Ida Barbarigo’s Unstable Bodies

Pierre Yovanovitch

Ida Barbarigo: Beyond the Figure is on view at Richard Saltoun Gallery, Rome, through 17 May 2026.

There is a familiar temptation in writing about neglected twentieth-century painters, particularly women, to overcompensate with reverence. Beyond the Figure at Richard Saltoun Gallery gives Ida Barbarigo better service than that. It allows the work to be judged at full strength, which is precisely where it becomes interesting.


Barbarigo is not important merely because she was overlooked. She is important because, at her best, she understood something exacting about the figure: that it is not a stable form but a disturbance in paint.
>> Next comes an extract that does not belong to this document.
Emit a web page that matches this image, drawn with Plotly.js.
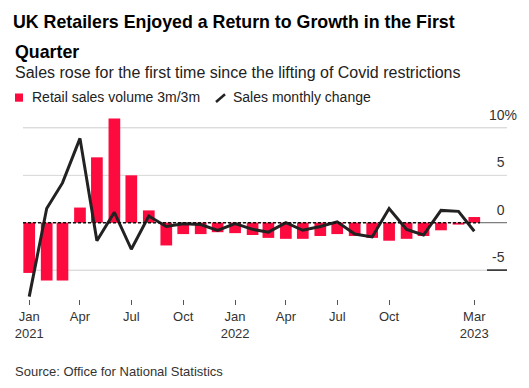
<!DOCTYPE html>
<html>
<head>
<meta charset="utf-8">
<script src="https://cdn.plot.ly/plotly-3.0.1.min.js"></script>
<style>html,body{margin:0;padding:0;background:#fff;}#chart{width:529px;height:388px;}</style>
</head>
<body>
<div id="chart"></div>
<script>
// ---- data ----
const months = [
  '2021-01-01','2021-02-01','2021-03-01','2021-04-01','2021-05-01','2021-06-01',
  '2021-07-01','2021-08-01','2021-09-01','2021-10-01','2021-11-01','2021-12-01',
  '2022-01-01','2022-02-01','2022-03-01','2022-04-01','2022-05-01','2022-06-01',
  '2022-07-01','2022-08-01','2022-09-01','2022-10-01','2022-11-01','2022-12-01',
  '2023-01-01','2023-02-01','2023-03-01'
];
const salesVolume3m3m = [
  -5.3, -6.1, -6.1, 1.6, 6.9, 11.0,
  5.0, 1.3, -2.4, -1.2, -1.2, -1.0,
  -1.1, -1.3, -1.6, -1.7, -1.7, -1.4,
  -1.2, -1.4, -1.6, -1.9, -1.7, -1.4,
  -0.8, -0.2, 0.6
];
const salesMonthlyChange = [
  -7.8, 1.5, 4.2, 8.9, -1.9, 1.1,
  -2.8, 0.7, -0.4, -0.1, -0.2, -0.8,
  -0.1, -0.7, -1.0, 0.0, -0.8, -0.4,
  0.1, -1.2, -1.5, 1.5, -0.7, -1.3,
  1.3, 1.2, -0.9
];
const xTickVals = ['2021-01-01','2021-04-01','2021-07-01','2021-10-01','2022-01-01','2022-04-01','2022-07-01','2022-10-01','2023-03-01'];
const xTickText = ['Jan<br>2021','Apr','Jul','Oct','Jan<br>2022','Apr','Jul','Oct','Mar<br>2023'];
const yTickVals = [-5, 0, 5, 10];
const yTickLabels = ['-5', '0', '5', '10'];
const seriesNames = ['Retail sales volume 3m/3m', 'Sales monthly change'];
const titleText = 'UK Retailers Enjoyed a Return to Growth in the First';
const titleText2 = 'Quarter';
const subtitleText = 'Sales rose for the first time since the lifting of Covid restrictions';
const sourceText = 'Source: Office for National Statistics';

// ---- layout helpers ----
const W = 529, H = 388;
const M = {l: 23, r: 22, t: 109, b: 89};
const PL = M.l, PR = W - M.r, PT = M.t, PB = H - M.b;
const px = x => (x - PL) / (PR - PL);
const py = y => (PB - y) / (PB - PT);
const FONT = 'Liberation Sans, Arial, sans-serif';
const RED = '#fd0a3f';
const INK = '#222222';

const yTickText = yTickLabels.map((t, i) =>
  yTickVals[i] === 10 ? t + '%' : t + "<span style='color:rgba(0,0,0,0)'>%</span>");

const traces = [
  {
    type: 'bar', x: months, y: salesVolume3m3m, name: seriesNames[0],
    marker: {color: RED, line: {width: 0}}, hoverinfo: 'x+y'
  },
  {
    type: 'scatter', mode: 'lines', x: months, y: salesMonthlyChange, name: seriesNames[1],
    line: {color: INK, width: 3}, hoverinfo: 'x+y'
  }
];

const annText = (text, x, y, size, color, extra) => Object.assign({
  text: text, xref: 'paper', yref: 'paper', x: px(x), y: py(y),
  xanchor: 'left', yanchor: 'middle', showarrow: false,
  font: {family: FONT, size: size, color: color}
}, extra || {});

// horizontal gridlines at the non-zero y ticks
const gridShapes = yTickVals.filter(v => v !== 0).map(v => ({
  type: 'line', xref: 'paper', yref: 'y', x0: 0, x1: 1, y0: v, y1: v,
  line: {color: '#dcdcdc', width: 1}, layer: 'below'
}));

const layout = {
  width: W, height: H,
  margin: M,
  paper_bgcolor: '#ffffff', plot_bgcolor: '#ffffff',
  showlegend: false,
  bargap: 0.26,
  title: {
    text: titleText,
    xref: 'container', yref: 'container',
    x: 13 / W, xanchor: 'left',
    y: 1 - 22 / H, yanchor: 'middle',
    font: {family: FONT, size: 17.8, color: '#000000', weight: 700}
  },
  xaxis: {
    type: 'date',
    range: ['2020-12-21', '2023-04-28'],
    tickmode: 'array', tickvals: xTickVals, ticktext: xTickText,
    ticks: 'outside', ticklen: 5, tickwidth: 1, tickcolor: '#555',
    showgrid: false, zeroline: false, showline: false,
    tickfont: {family: FONT, size: 13, color: '#333'}
  },
  yaxis: {
    range: [-8.05, 12],
    side: 'right',
    tickmode: 'array', tickvals: yTickVals, ticktext: yTickText,
    ticks: '', ticklabelposition: 'inside', ticklabeloverflow: 'allow',
    ticklabelstandoff: -13, ticklabelshift: -13,
    showgrid: true, gridcolor: '#dcdcdc', gridwidth: 1,
    zeroline: false, showline: false,
    tickfont: {family: FONT, size: 14, color: '#333'}
  },
  shapes: gridShapes.concat([
    {type: 'line', xref: 'paper', yref: 'y', x0: 0, x1: px(480), y0: 0, y1: 0,
     line: {color: '#111', width: 1.5, dash: '3px,2px'}, layer: 'above'},
    {type: 'line', xref: 'paper', yref: 'y', x0: px(480), x1: 1, y0: 0, y1: 0,
     line: {color: '#666', width: 1}, layer: 'above'},
    {type: 'line', xref: 'paper', yref: 'y', x0: px(487), x1: 1, y0: -5, y1: -5,
     line: {color: '#222', width: 1.5}, layer: 'above'},
    // legend icons
    {type: 'rect', xref: 'paper', yref: 'paper', x0: px(15), x1: px(23), y0: py(101.7), y1: py(93.5),
     fillcolor: RED, line: {width: 0}},
    {type: 'line', xref: 'paper', yref: 'paper', x0: px(216), x1: px(225), y0: py(102), y1: py(94.3),
     line: {color: INK, width: 2.5}}
  ]),
  annotations: [
    annText(titleText2, 13, 52, 17.8, '#000000', {font: {family: FONT, size: 17.8, color: '#000', weight: 700}}),
    annText(subtitleText, 13, 72, 16, '#222'),
    annText(seriesNames[0], 30, 97.5, 14, '#222'),
    annText(seriesNames[1], 231, 97.5, 14, '#222'),
    annText(sourceText, 13, 371, 13, '#333')
  ]
};

Plotly.newPlot('chart', traces, layout, {displayModeBar: false, staticPlot: true});
</script>
</body>
</html>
Image above : Senza titolo (Il Volto), [Untitled (The Face)], 1996

Image below: Untitled (Self-portrait), 1993

The exhibition, focused on works from the 1970s through the early 1990s, makes clear that Barbarigo’s return to figuration was never a retreat into recognizability. If anything, the figure in these paintings is subjected to more pressure than before. It is dragged forward, partially assembled, then pushed back again into atmosphere, ground, residue. One does not encounter bodies here as secure images. One encounters them as problems.
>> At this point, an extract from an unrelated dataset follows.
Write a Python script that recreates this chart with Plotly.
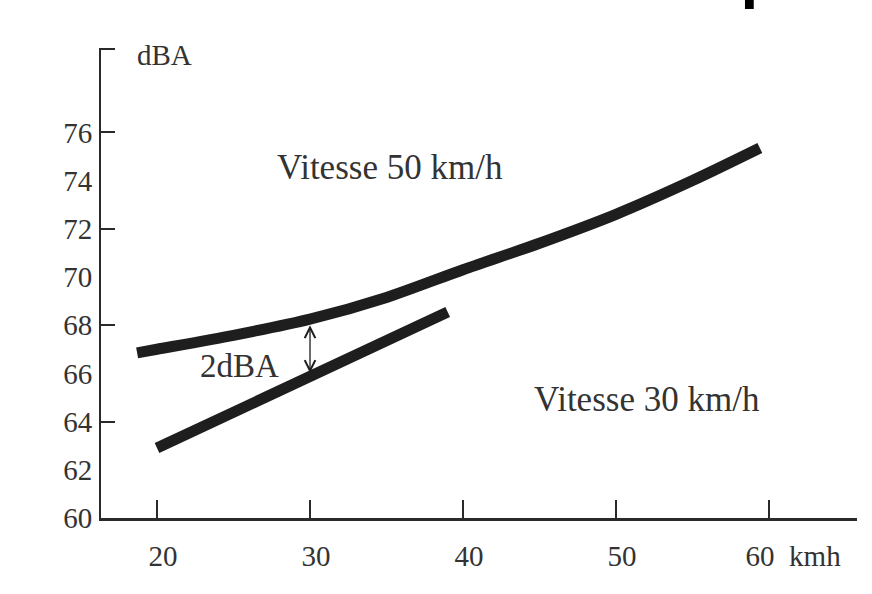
import plotly.graph_objects as go

# ---- data ----
speed_50_x = [18.7, 20, 25, 30, 35, 40, 45, 50, 55, 59.4]
speed_50_y = [66.85, 67.0, 67.58, 68.25, 69.15, 70.3, 71.4, 72.6, 74.0, 75.35]
speed_30_x = [20, 30, 39]
speed_30_y = [62.9, 65.85, 68.55]
x_ticks = [20, 30, 40, 50, 60]
x_ticklabels = ["20", "30", "40", "50", "\u00a0" * 5 + "60\u00a0\u00a0kmh"]
y_ticks = [60, 62, 64, 66, 68, 70, 72, 74, 76]
y_ticklabels = [str(v) for v in y_ticks]
y_major_marks = [64, 68, 72, 76, 79.45]
gap_x = 30
gap_low, gap_high = 65.95, 68.0

INK = "#1e1e1e"
TXT = "#333333"
SERIF = "Liberation Serif, Times New Roman, serif"

fig = go.Figure()
fig.add_trace(go.Scatter(x=speed_50_x, y=speed_50_y, mode="lines",
                         line=dict(color=INK, width=11, shape="spline", smoothing=0.8),
                         hoverinfo="skip", showlegend=False))
fig.add_trace(go.Scatter(x=speed_30_x, y=speed_30_y, mode="lines",
                         line=dict(color=INK, width=11),
                         hoverinfo="skip", showlegend=False))
# dummy trace so the tick-mark overlay axis is drawn
fig.add_trace(go.Scatter(x=[None], y=[None], yaxis="y2", mode="lines",
                         hoverinfo="skip", showlegend=False))

fig.update_layout(
    width=872, height=594, autosize=False,
    margin=dict(l=101, r=15, t=48, b=76),
    paper_bgcolor="white", plot_bgcolor="white",
    xaxis=dict(range=[16.34, 65.75], showgrid=False, zeroline=False, automargin=False,
               showline=True, linecolor="#2a2a2a", linewidth=3,
               tickvals=x_ticks, ticktext=x_ticklabels,
               ticks="inside", ticklen=18, tickwidth=2, tickcolor="#2a2a2a",
               ticklabelstandoff=10, ticklabelshift=6,
               tickfont=dict(family=SERIF, size=29, color=TXT)),
    yaxis=dict(range=[60, 79.5], showgrid=False, zeroline=False, automargin=False,
               showline=True, linecolor="#2a2a2a", linewidth=2,
               tickvals=y_ticks, ticktext=y_ticklabels, ticks="",
               ticklabelstandoff=1,
               tickfont=dict(family=SERIF, size=29, color=TXT)),
    yaxis2=dict(range=[60, 79.5], overlaying="y", side="left", anchor="x",
                automargin=False,
                showgrid=False, zeroline=False, showline=False,
                tickvals=y_major_marks, ticks="inside", ticklen=14,
                tickwidth=2, tickcolor="#2a2a2a", showticklabels=False),
)

fig.add_annotation(x=gap_x, y=gap_high, ax=gap_x, ay=gap_low,
                   xref="x", yref="y", axref="x", ayref="y",
                   text="", showarrow=True, arrowhead=5, startarrowhead=5,
                   arrowside="end+start", arrowsize=1.6, startarrowsize=1.6,
                   arrowwidth=1.3, arrowcolor=INK)

fig.add_annotation(x=25.36, y=66.3, xref="x", yref="y", text="2dBA",
                   showarrow=False, font=dict(family=SERIF, size=33, color=TXT))
fig.add_annotation(x=35.2, y=74.55, xref="x", yref="y", text="Vitesse 50 km/h",
                   showarrow=False, font=dict(family=SERIF, size=35, color=TXT))
fig.add_annotation(x=52.0, y=64.9, xref="x", yref="y", text="Vitesse 30 km/h",
                   showarrow=False, font=dict(family=SERIF, size=35, color=TXT))
fig.add_annotation(x=20.5, y=79.2, xref="x", yref="y", text="dBA",
                   showarrow=False, font=dict(family=SERIF, size=29, color=TXT))
# heading that the reference shows cut off at the very top edge
fig.add_annotation(x=0.477, y=1.0767, xref="paper", yref="paper", text="<b>Vitesse apaisée</b>",
                   xanchor="left", yanchor="bottom", showarrow=False,
                   font=dict(family="Liberation Sans, Arial, sans-serif", size=64, color="black"))

fig.write_html("out.html", config={"displayModeBar": False},
               post_script="document.body.style.margin='0';")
That is the show’s central achievement.

Ida Barbarigo, Senza titolo (Il Volto) [Untitled (The Face)], 1990


Barbarigo does not build form through drawing in any classical sense, though the discipline of Italian painting remains deep in the work. She builds by attrition. White is dragged over brown, grey, black; heads surface through scraped and rubbed pigment; contours threaten to appear, then fail to close. The result is neither fully figurative nor usefully described as expressionist. The word one keeps returning to is provisional. Her figures are provisional presences, held together only as long as the painting can sustain the tension.



This is why the strongest works in the exhibition are so unsettling. They do not depict psychic unrest; they are structurally organized by it.


In the mythological paintings especially, Barbarigo proves herself far more severe than the titles might initially suggest. Sfingi, Demoni, Saturni, Dionisi: these are not symbolic embellishments, nor do they belong to that tired modern habit of borrowing myth to lend ordinary painting an air of gravitas. Barbarigo uses myth as a way of stripping the figure of anecdote. The subject is no longer a person in any social sense, but a body condensed into type, pressure, fear, appetite, enigma. Myth, here, is a solvent. It burns off the incidental.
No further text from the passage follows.